“The kochia [middleman] has stopped visiting our village since the corona outbreak,” says Jamuna Bai Mandavi. “It’s already been three weeks since he last came here to buy baskets. So we are not able to sell any, and we have no money to buy anything.”
Jamuna Bai, a widow with four children, is a resident of Kauhabahra village in Nagri block of Dhamtari district. Around 40 years old, she is an Adivasi from the Kamar tribe, listed by the union Ministry of Home Affairs as a Particularly Vulnerable Tribal Group (PVTG) in Chhattisgarh. There are 36 other Kamar families like hers in this cluster of the village. All of them, like her, earn a living by collecting bamboo from the surrounding forests and weaving baskets.

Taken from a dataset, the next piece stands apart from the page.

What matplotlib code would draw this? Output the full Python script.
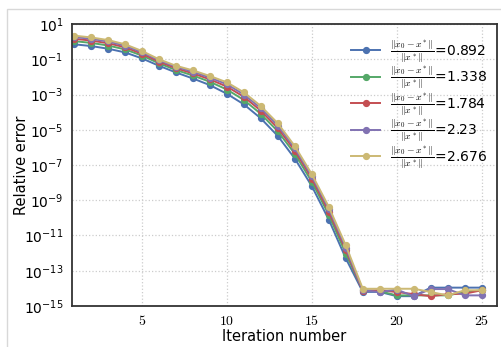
import matplotlib

matplotlib.use("Agg")
import matplotlib.pyplot as plt
from matplotlib.patches import Rectangle

# iteration numbers and relative errors
iterations = list(range(1, 26))

err_0892 = [0.708, 0.562, 0.398, 0.245, 0.112, 0.0427, 0.0178, 8.1e-3, 3.4e-3, 1.1e-3,
            2.75e-4, 4.4e-5, 4.4e-6, 2.3e-7, 6.3e-9, 7.9e-11, 5.0e-13, 6.3e-15, 6.3e-15,
            3.6e-15, 3.6e-15, 1.1e-14, 1.1e-14, 1.1e-14, 1.1e-14]
err_1338 = [1.07, 0.851, 0.603, 0.363, 0.162, 0.0589, 0.0245, 0.0120, 5.25e-3, 1.91e-3,
            4.9e-4, 7.9e-5, 8.1e-6, 4.3e-7, 1.12e-8, 1.48e-10, 9.3e-13, 7.9e-15, 6.8e-15,
            4.0e-15, 4.0e-15, 4.0e-15, 4.0e-15, 6.2e-15, 7.8e-15]
err_1784 = [1.45, 1.15, 0.813, 0.479, 0.204, 0.0724, 0.0309, 0.0158, 7.2e-3, 2.8e-3,
            7.4e-4, 1.2e-4, 1.23e-5, 6.5e-7, 1.7e-8, 2.2e-10, 1.48e-12, 7.1e-15, 7.8e-15,
            6.2e-15, 4.7e-15, 3.6e-15, 4.7e-15, 5.0e-15, 7.8e-15]
err_2230 = [1.82, 1.45, 1.02, 0.589, 0.251, 0.0871, 0.0372, 0.0195, 9.1e-3, 3.8e-3,
            1.0e-3, 1.66e-4, 1.74e-5, 8.9e-7, 2.3e-8, 3.2e-10, 2.0e-12, 7.8e-15, 6.2e-15,
            8.5e-15, 3.6e-15, 9.1e-15, 9.1e-15, 4.0e-15, 4.0e-15]
err_2676 = [2.19, 1.74, 1.23, 0.708, 0.295, 0.1, 0.0427, 0.0234, 0.0112, 4.9e-3,
            1.32e-3, 2.2e-4, 2.3e-5, 1.17e-6, 3.0e-8, 4.2e-10, 2.75e-12, 9.5e-15, 9.5e-15,
            9.5e-15, 9.5e-15, 6.2e-15, 4.0e-15, 7.8e-15, 7.8e-15]

init_ratios = ["0.892", "1.338", "1.784", "2.23", "2.676"]
series = [err_0892, err_1338, err_1784, err_2230, err_2676]
colors = ["#4C72B0", "#55A868", "#C44E52", "#8172B2", "#CCB974"]

plt.rcParams["mathtext.fontset"] = "cm"
plt.rcParams["font.family"] = ["DejaVu Sans"]

fig = plt.figure(figsize=(5.02, 3.47), dpi=100)
fig.patches.append(Rectangle((7 / 502, -0.1), 1.2, 1.1 - 9 / 347, transform=fig.transFigure,
                             fill=False, edgecolor="#d8d8d8", linewidth=1.0))
ax = fig.add_axes([0.1434, 0.1182, 0.8466, 0.8126])

for ratio, errs, color in zip(init_ratios, series, colors):
    label = r"$\frac{\|x_0-x^*\|}{\|x^*\|}$" + "=" + ratio
    ax.plot(iterations, errs, "-o", color=color, linewidth=1.4, markersize=4.2, label=label)

ax.set_yscale("log")
ax.set_ylim(1e-15, 1e1)
ax.set_xlim(0.88, 25.9)
ax.set_xticks([5, 10, 15, 20, 25])
ax.set_xticklabels([f"${v}$" for v in [5, 10, 15, 20, 25]])
ax.set_yticks([10.0 ** e for e in range(1, -16, -2)])
ax.minorticks_off()
ax.tick_params(length=0, labelsize=10, pad=6)
ax.grid(True, color="#cccccc", linestyle=":", linewidth=0.9)
for spine in ax.spines.values():
    spine.set_color("#333333")
    spine.set_linewidth(1.3)

ax.set_xlabel("Iteration number", fontsize=10.5, va="center")
ax.set_ylabel("Relative error", fontsize=10.5, va="center")
ax.xaxis.set_label_coords(0.5, -0.107)
ax.yaxis.set_label_coords(-0.118, 0.5)

ax.legend(loc="upper right", frameon=False, fontsize=10, handlelength=2.1,
          handletextpad=0.7, labelspacing=-0.02, borderaxespad=0.0,
          bbox_to_anchor=(0.99, 0.97))

fig.savefig("out.png", dpi=100)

The 'kochia' she’s talking about is very important to Jamuna Bai and other basket weavers. They are middlemen, or traders, who visit the village every week to buy baskets, which they then sell in retail at the town markets and village haats (markets).
Soon, it will be a month since their last appearance in Kauhabahra – they stopped coming after the Covid-19 lockdown began.
Jamuna has four children – Laleshwari, 12, who left school after Class 5, Tuleshwari, 8, Leela, 6, and Lakhmi, 4. Her husband Siyaram died, in his mid-40s, of diarrhoea four years ago, leaving her and the children in a grim survival battle. The lockdown affects not just their income from baskets, but also from other sources.
This is the season for mahua flowers (from which local liquor is made) in the forest – a source of income for the Adivasis here in lean periods.